Guidance for the year forecasts about an 8 percent domestic same store sales increase. When combined with the company’s healthy $0.17 quarterly dividend, Wingstop has the ingredients to make for an appetizing investment. Its cash on hand of $50.125 million reflects an increase of nearly 25 percent from the tally at the end of the year.
This is a far cry from its $469 million in debt, and that’s just one of the risks facing this iconic chicken wing chain.
Will Fake Meat Disrupt Wingstop?
A threat to Wingstop is its dependence on one food. Although chicken wings are still popular, there’s a push toward plant-based options. Artificial meat is slowly taking over, and changing consumer tastes could render the company unprofitable over the next 20 years.
Meanwhile, it’s wrestling with higher food costs as chicken wings remain a hot commodity. This inflation will eat into the firm’s treasure chest, and it will need more franchise partners opening more locations at a faster pace to sustain its growth trajectory.
Changing consumer behaviors are a risk factor too. People are dining out less, choosing to cook at home in order to save money and social distance. As a result, the company must rely heavily on its delivery and to-go orders to optimize operational efficiencies.
If prices continue to rise, management may find the debt burden starts to strain the balance sheet.
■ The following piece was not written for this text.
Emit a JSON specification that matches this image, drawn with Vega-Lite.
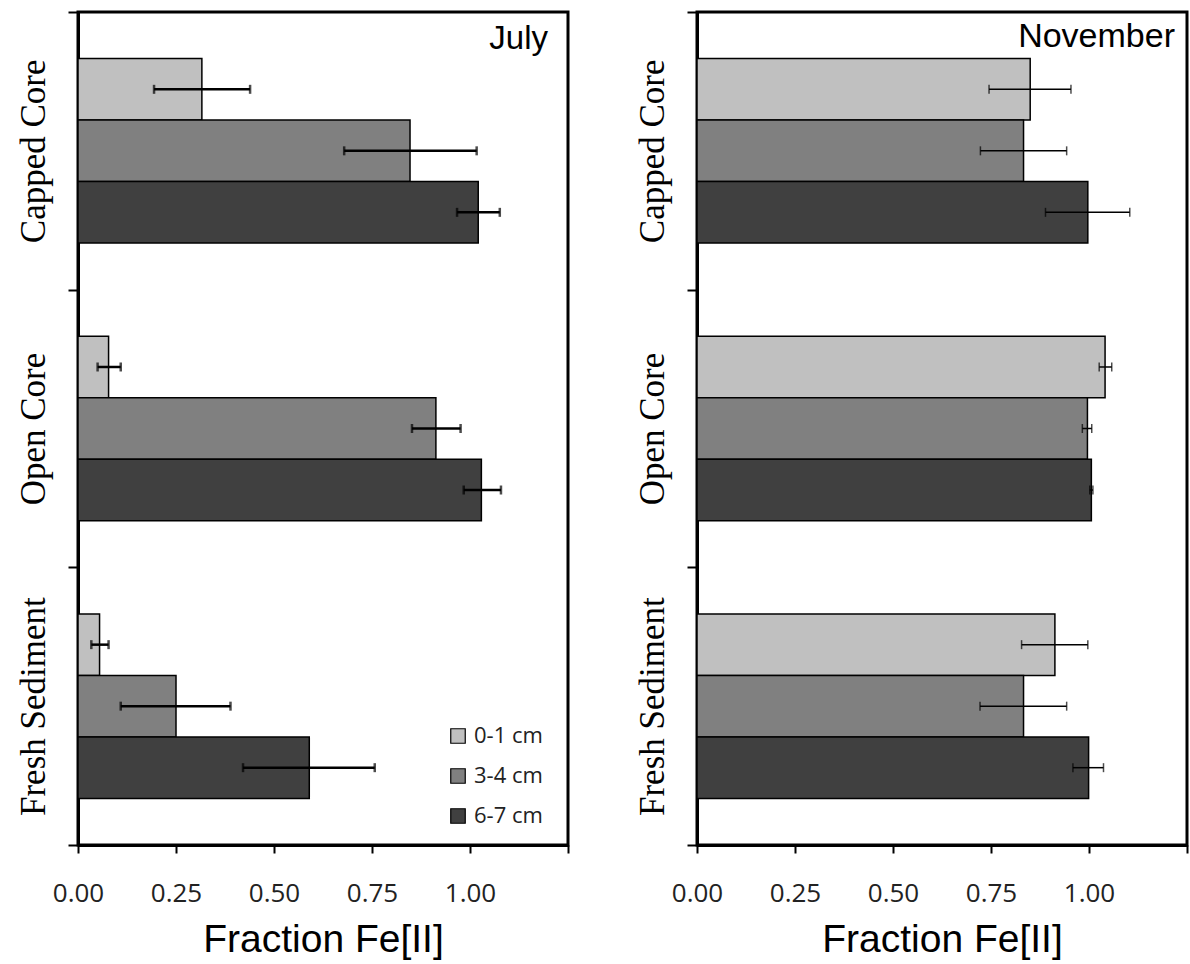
{
  "$schema": "https://vega.github.io/schema/vega-lite/v6.json",
  "background": "white",
  "padding": {"left": 14, "top": 9, "right": 0, "bottom": 0},
  "spacing": 62,
  "data": {
    "values": [
      {"month": "July", "site": "Capped Core", "depth": "0-1 cm", "value": 0.316, "lo": 0.194, "hi": 0.439},
      {"month": "July", "site": "Capped Core", "depth": "3-4 cm", "value": 0.847, "lo": 0.679, "hi": 1.017},
      {"month": "July", "site": "Capped Core", "depth": "6-7 cm", "value": 1.021, "lo": 0.967, "hi": 1.076},
      {"month": "July", "site": "Open Core", "depth": "0-1 cm", "value": 0.078, "lo": 0.050, "hi": 0.109},
      {"month": "July", "site": "Open Core", "depth": "3-4 cm", "value": 0.913, "lo": 0.852, "hi": 0.976},
      {"month": "July", "site": "Open Core", "depth": "6-7 cm", "value": 1.029, "lo": 0.984, "hi": 1.079},
      {"month": "July", "site": "Fresh Sediment", "depth": "0-1 cm", "value": 0.055, "lo": 0.034, "hi": 0.078},
      {"month": "July", "site": "Fresh Sediment", "depth": "3-4 cm", "value": 0.250, "lo": 0.109, "hi": 0.389},
      {"month": "July", "site": "Fresh Sediment", "depth": "6-7 cm", "value": 0.590, "lo": 0.421, "hi": 0.757},
      {"month": "November", "site": "Capped Core", "depth": "0-1 cm", "value": 0.850, "lo": 0.745, "hi": 0.954},
      {"month": "November", "site": "Capped Core", "depth": "3-4 cm", "value": 0.833, "lo": 0.723, "hi": 0.943},
      {"month": "November", "site": "Capped Core", "depth": "6-7 cm", "value": 0.997, "lo": 0.889, "hi": 1.104},
      {"month": "November", "site": "Open Core", "depth": "0-1 cm", "value": 1.041, "lo": 1.026, "hi": 1.058},
      {"month": "November", "site": "Open Core", "depth": "3-4 cm", "value": 0.996, "lo": 0.983, "hi": 1.007},
      {"month": "November", "site": "Open Core", "depth": "6-7 cm", "value": 1.006, "lo": 1.002, "hi": 1.010},
      {"month": "November", "site": "Fresh Sediment", "depth": "0-1 cm", "value": 0.913, "lo": 0.828, "hi": 0.997},
      {"month": "November", "site": "Fresh Sediment", "depth": "3-4 cm", "value": 0.833, "lo": 0.722, "hi": 0.943},
      {"month": "November", "site": "Fresh Sediment", "depth": "6-7 cm", "value": 0.999, "lo": 0.959, "hi": 1.037}
    ]
  },
  "config": {
    "view": {"stroke": "black", "strokeWidth": 3},
    "axis": {"grid": false, "domainColor": "black", "domainWidth": 3, "tickColor": "black", "tickWidth": 2},
    "axisX": {"labelFont": "Open Sans", "labelFontSize": 26, "labelColor": "#222", "tickSize": 8, "labelPadding": 27, "labelFlush": false,
      "titleFont": "Liberation Sans", "titleFontSize": 39, "titleFontWeight": "normal", "titleColor": "black", "titlePadding": 14},
    "axisY": {"labelFont": "Liberation Serif", "labelFontSize": 35, "labelColor": "black", "labelAngle": -90, "labelLimit": 0,
      "labelAlign": "center", "labelBaseline": "alphabetic", "tickSize": 10, "labelPadding": 24, "tickBand": "extent"},
    "legend": {"orient": "none", "legendX": 369, "legendY": 713, "symbolType": "square", "symbolSize": 210,
      "symbolStrokeColor": "black", "symbolStrokeWidth": 1.2, "labelFont": "Open Sans", "labelFontSize": 22,
      "labelColor": "#222", "rowPadding": 18, "labelOffset": 5, "padding": 0, "title": null}
  },
  "resolve": {"scale": {"color": "independent"}, "legend": {"color": "independent"}},
  "hconcat": [
    {
      "width": 490, "height": 833,
      "transform": [{"filter": "datum.month === 'July'"}],
      "layer": [
        {
          "mark": {"type": "bar", "stroke": "black", "strokeWidth": 1.5},
          "encoding": {
            "y": {"field": "site", "type": "nominal", "sort": ["Capped Core", "Open Core", "Fresh Sediment"],
              "scale": {"paddingInner": 0, "paddingOuter": 0}, "axis": {"title": null}},
            "yOffset": {"field": "depth", "type": "nominal", "sort": ["0-1 cm", "3-4 cm", "6-7 cm"],
              "scale": {"paddingInner": 0, "paddingOuter": 0.757}},
            "x": {"field": "value", "type": "quantitative", "scale": {"domain": [0, 1.25], "nice": false},
              "title": "Fraction Fe[II]",
              "axis": {"values": [0, 0.25, 0.5, 0.75, 1, 1.25], "labelExpr": "datum.value > 1.2 ? '' : format(datum.value, '.2f')"}},
            "color": {"field": "depth", "type": "nominal", "sort": ["0-1 cm", "3-4 cm", "6-7 cm"],
              "scale": {"domain": ["0-1 cm", "3-4 cm", "6-7 cm"], "range": ["#c0c0c0", "#808080", "#404040"]}}
          }
        },
        {
          "mark": {"type": "rule", "color": "black", "strokeWidth": 2.5},
          "encoding": {
            "y": {"field": "site", "type": "nominal", "sort": ["Capped Core", "Open Core", "Fresh Sediment"]},
            "yOffset": {"field": "depth", "type": "nominal", "sort": ["0-1 cm", "3-4 cm", "6-7 cm"]},
            "x": {"field": "lo", "type": "quantitative"}, "x2": {"field": "hi"}}
        },
        {
          "mark": {"type": "tick", "color": "black", "thickness": 2.5, "size": 9},
          "encoding": {
            "y": {"field": "site", "type": "nominal", "sort": ["Capped Core", "Open Core", "Fresh Sediment"]},
            "yOffset": {"field": "depth", "type": "nominal", "sort": ["0-1 cm", "3-4 cm", "6-7 cm"]},
            "x": {"field": "lo", "type": "quantitative"}}
        },
        {
          "mark": {"type": "tick", "color": "black", "thickness": 2.5, "size": 9},
          "encoding": {
            "y": {"field": "site", "type": "nominal", "sort": ["Capped Core", "Open Core", "Fresh Sediment"]},
            "yOffset": {"field": "depth", "type": "nominal", "sort": ["0-1 cm", "3-4 cm", "6-7 cm"]},
            "x": {"field": "hi", "type": "quantitative"}}
        },
        {
          "data": {"values": [{"month": "July", "label": "July"}]},
          "mark": {"type": "text", "align": "right", "baseline": "alphabetic", "dx": -20, "dy": 37,
            "font": "Liberation Sans", "fontSize": 33, "color": "black"},
          "encoding": {
            "text": {"field": "label"},
            "x": {"datum": 1.25},
            "y": {"datum": "Capped Core", "bandPosition": 0}
          }
        }
      ]
    },
    {
      "width": 490, "height": 833,
      "transform": [{"filter": "datum.month === 'November'"}],
      "layer": [
        {
          "mark": {"type": "bar", "stroke": "black", "strokeWidth": 1.5},
          "encoding": {
            "y": {"field": "site", "type": "nominal", "sort": ["Capped Core", "Open Core", "Fresh Sediment"],
              "scale": {"paddingInner": 0, "paddingOuter": 0}, "axis": {"title": null}},
            "yOffset": {"field": "depth", "type": "nominal", "sort": ["0-1 cm", "3-4 cm", "6-7 cm"],
              "scale": {"paddingInner": 0, "paddingOuter": 0.757}},
            "x": {"field": "value", "type": "quantitative", "scale": {"domain": [0, 1.25], "nice": false},
              "title": "Fraction Fe[II]",
              "axis": {"values": [0, 0.25, 0.5, 0.75, 1, 1.25], "labelExpr": "datum.value > 1.2 ? '' : format(datum.value, '.2f')"}},
            "color": {"field": "depth", "type": "nominal", "sort": ["0-1 cm", "3-4 cm", "6-7 cm"],
              "scale": {"domain": ["0-1 cm", "3-4 cm", "6-7 cm"], "range": ["#c0c0c0", "#808080", "#404040"]},
              "legend": null}
          }
        },
        {
          "mark": {"type": "rule", "color": "black", "strokeWidth": 1.5},
          "encoding": {
            "y": {"field": "site", "type": "nominal", "sort": ["Capped Core", "Open Core", "Fresh Sediment"]},
            "yOffset": {"field": "depth", "type": "nominal", "sort": ["0-1 cm", "3-4 cm", "6-7 cm"]},
            "x": {"field": "lo", "type": "quantitative"}, "x2": {"field": "hi"}}
        },
        {
          "mark": {"type": "tick", "color": "black", "thickness": 1.5, "size": 9},
          "encoding": {
            "y": {"field": "site", "type": "nominal", "sort": ["Capped Core", "Open Core", "Fresh Sediment"]},
            "yOffset": {"field": "depth", "type": "nominal", "sort": ["0-1 cm", "3-4 cm", "6-7 cm"]},
            "x": {"field": "lo", "type": "quantitative"}}
        },
        {
          "mark": {"type": "tick", "color": "black", "thickness": 1.5, "size": 9},
          "encoding": {
            "y": {"field": "site", "type": "nominal", "sort": ["Capped Core", "Open Core", "Fresh Sediment"]},
            "yOffset": {"field": "depth", "type": "nominal", "sort": ["0-1 cm", "3-4 cm", "6-7 cm"]},
            "x": {"field": "hi", "type": "quantitative"}}
        },
        {
          "data": {"values": [{"month": "November", "label": "November"}]},
          "mark": {"type": "text", "align": "right", "baseline": "alphabetic", "dx": -12, "dy": 35,
            "font": "Liberation Sans", "fontSize": 34, "color": "black"},
          "encoding": {
            "text": {"field": "label"},
            "x": {"datum": 1.25},
            "y": {"datum": "Capped Core", "bandPosition": 0}
          }
        }
      ]
    }
  ]
}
Is Wingstop Stock A Sell: The Bottom Line
Wingstop is a fast-growing restaurant franchise that specializes in chicken wings. This delicacy has proven to be largely recession-proof and continues to be associated with major events, like the Super Bowl. However, prices are on the rise, thanks to a supply chain shortage caused by Tyson Foods changing roosters while demand rose.
Wing stock price has been volatile all year. The dips offer value investors an opportunity to snap up shares at potentially undervalued prices. If we examine the firm’s cash flows, we see that the share price is just about fairly valued using a discounted forecast analysis. That suggests a further dip is required to justify a reasonable margin of safety before buying aggressively.